Plotting code records:
= = =

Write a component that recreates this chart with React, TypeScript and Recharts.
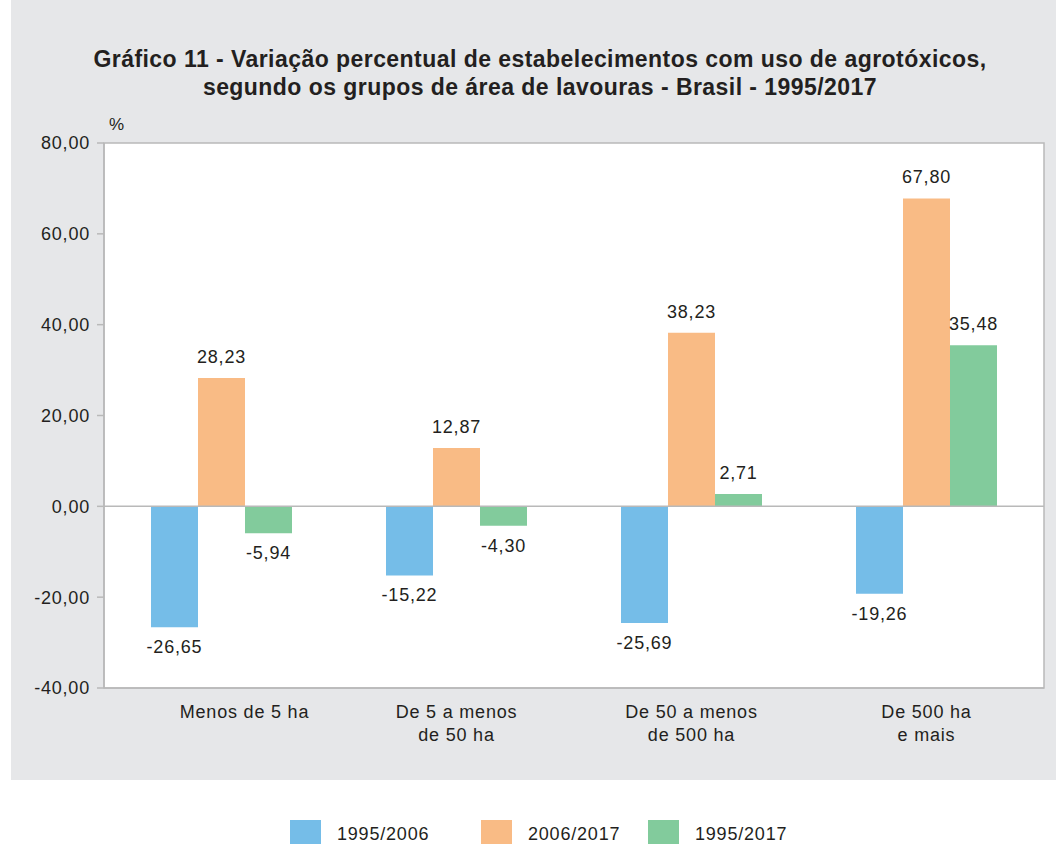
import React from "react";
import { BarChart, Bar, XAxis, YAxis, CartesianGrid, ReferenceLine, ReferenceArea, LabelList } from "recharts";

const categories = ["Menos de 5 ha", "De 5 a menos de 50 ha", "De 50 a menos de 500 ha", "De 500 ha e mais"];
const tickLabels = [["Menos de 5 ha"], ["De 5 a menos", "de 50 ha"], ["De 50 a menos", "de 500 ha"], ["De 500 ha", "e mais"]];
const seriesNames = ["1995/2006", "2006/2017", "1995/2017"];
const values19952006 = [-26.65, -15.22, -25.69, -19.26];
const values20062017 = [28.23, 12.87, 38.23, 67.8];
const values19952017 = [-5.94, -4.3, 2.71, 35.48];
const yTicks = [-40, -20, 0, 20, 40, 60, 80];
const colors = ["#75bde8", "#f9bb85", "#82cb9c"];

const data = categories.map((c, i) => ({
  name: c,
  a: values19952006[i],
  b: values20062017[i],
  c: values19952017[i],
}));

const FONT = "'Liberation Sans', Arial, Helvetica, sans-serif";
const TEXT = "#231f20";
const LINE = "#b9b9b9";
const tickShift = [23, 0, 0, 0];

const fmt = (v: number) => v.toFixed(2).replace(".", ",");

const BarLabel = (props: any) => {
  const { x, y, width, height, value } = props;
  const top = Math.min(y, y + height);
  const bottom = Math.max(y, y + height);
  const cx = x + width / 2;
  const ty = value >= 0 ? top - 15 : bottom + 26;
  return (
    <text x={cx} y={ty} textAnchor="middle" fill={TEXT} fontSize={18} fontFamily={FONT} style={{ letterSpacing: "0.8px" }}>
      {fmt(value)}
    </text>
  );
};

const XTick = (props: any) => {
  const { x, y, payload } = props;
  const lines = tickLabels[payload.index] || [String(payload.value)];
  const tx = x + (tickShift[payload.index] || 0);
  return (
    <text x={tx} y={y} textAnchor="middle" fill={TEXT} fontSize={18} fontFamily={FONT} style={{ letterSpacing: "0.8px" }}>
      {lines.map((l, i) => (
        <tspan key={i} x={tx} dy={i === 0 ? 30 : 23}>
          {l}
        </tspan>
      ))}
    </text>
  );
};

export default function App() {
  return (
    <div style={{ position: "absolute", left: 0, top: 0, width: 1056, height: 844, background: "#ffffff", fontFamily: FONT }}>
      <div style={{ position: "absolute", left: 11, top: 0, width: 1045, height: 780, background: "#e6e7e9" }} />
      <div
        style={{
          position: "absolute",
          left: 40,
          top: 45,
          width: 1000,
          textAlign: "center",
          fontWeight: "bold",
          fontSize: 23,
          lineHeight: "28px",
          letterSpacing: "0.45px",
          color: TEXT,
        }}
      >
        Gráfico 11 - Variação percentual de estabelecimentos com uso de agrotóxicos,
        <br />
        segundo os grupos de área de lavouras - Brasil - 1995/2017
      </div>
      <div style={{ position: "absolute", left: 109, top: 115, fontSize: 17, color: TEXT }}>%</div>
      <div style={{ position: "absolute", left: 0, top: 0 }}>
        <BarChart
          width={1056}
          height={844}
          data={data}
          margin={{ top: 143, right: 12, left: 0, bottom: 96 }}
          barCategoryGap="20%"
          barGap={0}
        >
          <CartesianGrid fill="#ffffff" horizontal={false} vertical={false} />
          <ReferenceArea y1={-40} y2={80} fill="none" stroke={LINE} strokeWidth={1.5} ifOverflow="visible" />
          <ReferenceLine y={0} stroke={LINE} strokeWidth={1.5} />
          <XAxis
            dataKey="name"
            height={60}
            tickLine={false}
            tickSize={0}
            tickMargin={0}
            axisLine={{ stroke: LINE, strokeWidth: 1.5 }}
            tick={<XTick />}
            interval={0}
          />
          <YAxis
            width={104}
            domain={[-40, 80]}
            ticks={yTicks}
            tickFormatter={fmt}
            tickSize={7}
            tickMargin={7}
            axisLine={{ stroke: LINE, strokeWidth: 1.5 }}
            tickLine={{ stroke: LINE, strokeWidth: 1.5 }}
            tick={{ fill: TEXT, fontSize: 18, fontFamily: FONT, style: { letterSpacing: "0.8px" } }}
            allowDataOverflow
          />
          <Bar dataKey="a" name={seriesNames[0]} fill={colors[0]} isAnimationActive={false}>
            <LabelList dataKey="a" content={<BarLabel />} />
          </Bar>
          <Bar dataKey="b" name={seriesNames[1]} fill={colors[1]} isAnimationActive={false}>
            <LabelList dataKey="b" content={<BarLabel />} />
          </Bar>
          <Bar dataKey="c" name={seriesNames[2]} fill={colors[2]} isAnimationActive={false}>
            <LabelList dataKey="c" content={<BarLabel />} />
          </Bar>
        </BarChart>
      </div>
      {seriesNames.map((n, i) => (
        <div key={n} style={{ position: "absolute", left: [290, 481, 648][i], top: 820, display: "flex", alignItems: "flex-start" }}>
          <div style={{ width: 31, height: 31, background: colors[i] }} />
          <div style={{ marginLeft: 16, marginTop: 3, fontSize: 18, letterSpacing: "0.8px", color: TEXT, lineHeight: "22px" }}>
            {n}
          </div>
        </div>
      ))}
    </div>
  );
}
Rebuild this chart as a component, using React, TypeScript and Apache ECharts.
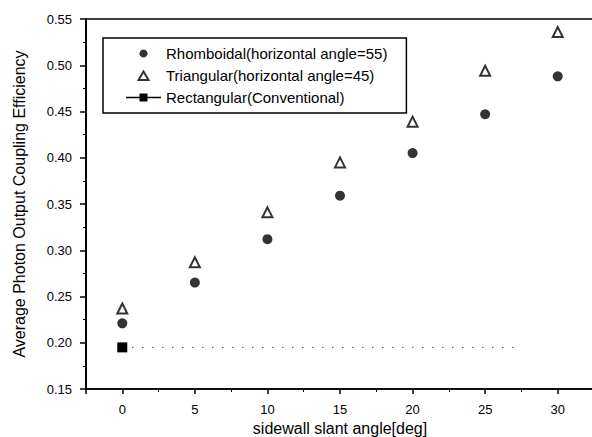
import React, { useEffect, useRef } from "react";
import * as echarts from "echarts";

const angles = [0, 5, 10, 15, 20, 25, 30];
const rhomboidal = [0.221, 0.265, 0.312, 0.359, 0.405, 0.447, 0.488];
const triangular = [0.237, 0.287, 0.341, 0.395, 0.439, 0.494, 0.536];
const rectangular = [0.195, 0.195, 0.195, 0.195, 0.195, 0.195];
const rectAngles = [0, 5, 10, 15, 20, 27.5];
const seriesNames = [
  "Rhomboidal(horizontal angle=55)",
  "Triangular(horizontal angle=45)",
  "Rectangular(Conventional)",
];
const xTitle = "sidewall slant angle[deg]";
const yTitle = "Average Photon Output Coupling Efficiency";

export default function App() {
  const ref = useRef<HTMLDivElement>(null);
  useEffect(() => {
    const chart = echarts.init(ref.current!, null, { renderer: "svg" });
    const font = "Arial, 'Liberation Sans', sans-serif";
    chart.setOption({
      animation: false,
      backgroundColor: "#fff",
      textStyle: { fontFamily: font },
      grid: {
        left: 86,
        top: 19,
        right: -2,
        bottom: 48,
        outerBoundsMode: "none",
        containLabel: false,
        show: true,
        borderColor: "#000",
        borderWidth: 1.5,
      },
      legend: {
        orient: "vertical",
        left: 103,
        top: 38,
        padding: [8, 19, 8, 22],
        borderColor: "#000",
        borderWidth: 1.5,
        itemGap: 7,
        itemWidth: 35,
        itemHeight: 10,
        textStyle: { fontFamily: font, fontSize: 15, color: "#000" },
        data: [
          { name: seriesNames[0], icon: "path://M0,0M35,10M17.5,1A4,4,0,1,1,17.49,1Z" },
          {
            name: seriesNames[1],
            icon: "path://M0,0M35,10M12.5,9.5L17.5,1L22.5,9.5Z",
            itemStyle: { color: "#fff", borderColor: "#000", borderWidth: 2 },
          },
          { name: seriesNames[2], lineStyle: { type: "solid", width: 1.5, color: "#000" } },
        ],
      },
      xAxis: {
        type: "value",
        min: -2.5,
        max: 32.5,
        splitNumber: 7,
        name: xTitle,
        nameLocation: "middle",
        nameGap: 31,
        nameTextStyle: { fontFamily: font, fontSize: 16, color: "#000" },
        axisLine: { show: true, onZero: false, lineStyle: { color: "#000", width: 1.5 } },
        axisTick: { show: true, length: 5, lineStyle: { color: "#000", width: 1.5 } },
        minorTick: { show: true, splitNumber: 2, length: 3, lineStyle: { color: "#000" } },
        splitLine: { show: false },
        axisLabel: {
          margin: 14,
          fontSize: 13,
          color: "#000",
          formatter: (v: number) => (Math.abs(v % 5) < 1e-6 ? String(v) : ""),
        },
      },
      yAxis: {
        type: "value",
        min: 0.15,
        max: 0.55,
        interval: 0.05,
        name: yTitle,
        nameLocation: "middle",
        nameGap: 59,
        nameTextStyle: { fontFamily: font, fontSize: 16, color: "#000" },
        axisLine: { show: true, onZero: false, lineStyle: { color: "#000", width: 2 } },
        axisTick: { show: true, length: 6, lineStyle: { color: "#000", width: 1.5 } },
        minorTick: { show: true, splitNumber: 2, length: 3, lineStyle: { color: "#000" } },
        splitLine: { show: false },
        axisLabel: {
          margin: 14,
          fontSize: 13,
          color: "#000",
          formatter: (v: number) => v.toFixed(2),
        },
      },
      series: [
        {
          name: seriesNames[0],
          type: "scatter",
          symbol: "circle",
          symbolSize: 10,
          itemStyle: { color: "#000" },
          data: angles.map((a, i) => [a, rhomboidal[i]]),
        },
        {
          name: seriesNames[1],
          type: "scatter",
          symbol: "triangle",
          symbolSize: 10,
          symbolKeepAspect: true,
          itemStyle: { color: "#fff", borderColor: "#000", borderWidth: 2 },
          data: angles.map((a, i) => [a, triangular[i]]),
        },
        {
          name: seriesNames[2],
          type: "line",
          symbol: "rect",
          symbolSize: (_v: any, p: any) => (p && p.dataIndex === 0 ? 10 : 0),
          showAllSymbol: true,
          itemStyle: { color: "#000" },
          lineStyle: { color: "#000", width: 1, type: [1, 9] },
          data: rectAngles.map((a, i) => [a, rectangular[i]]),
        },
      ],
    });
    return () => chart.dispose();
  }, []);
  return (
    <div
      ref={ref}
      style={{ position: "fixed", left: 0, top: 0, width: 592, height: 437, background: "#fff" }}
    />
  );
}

= = =

• The exercise: The lines to reproduce run from the one above containing "Rebuild this chart" through the one containing "Photon Output Coupling". Copy them exactly and leave out all pictures.

• Completed exercise:
Rebuild this chart as a component, using React, TypeScript and Apache ECharts.
import React, { useEffect, useRef } from "react";
import * as echarts from "echarts";

const angles = [0, 5, 10, 15, 20, 25, 30];
const rhomboidal = [0.221, 0.265, 0.312, 0.359, 0.405, 0.447, 0.488];
const triangular = [0.237, 0.287, 0.341, 0.395, 0.439, 0.494, 0.536];
const rectangular = [0.195, 0.195, 0.195, 0.195, 0.195, 0.195];
const rectAngles = [0, 5, 10, 15, 20, 27.5];
const seriesNames = [
  "Rhomboidal(horizontal angle=55)",
  "Triangular(horizontal angle=45)",
  "Rectangular(Conventional)",
];
const xTitle = "sidewall slant angle[deg]";
const yTitle = "Average Photon Output Coupling Efficiency";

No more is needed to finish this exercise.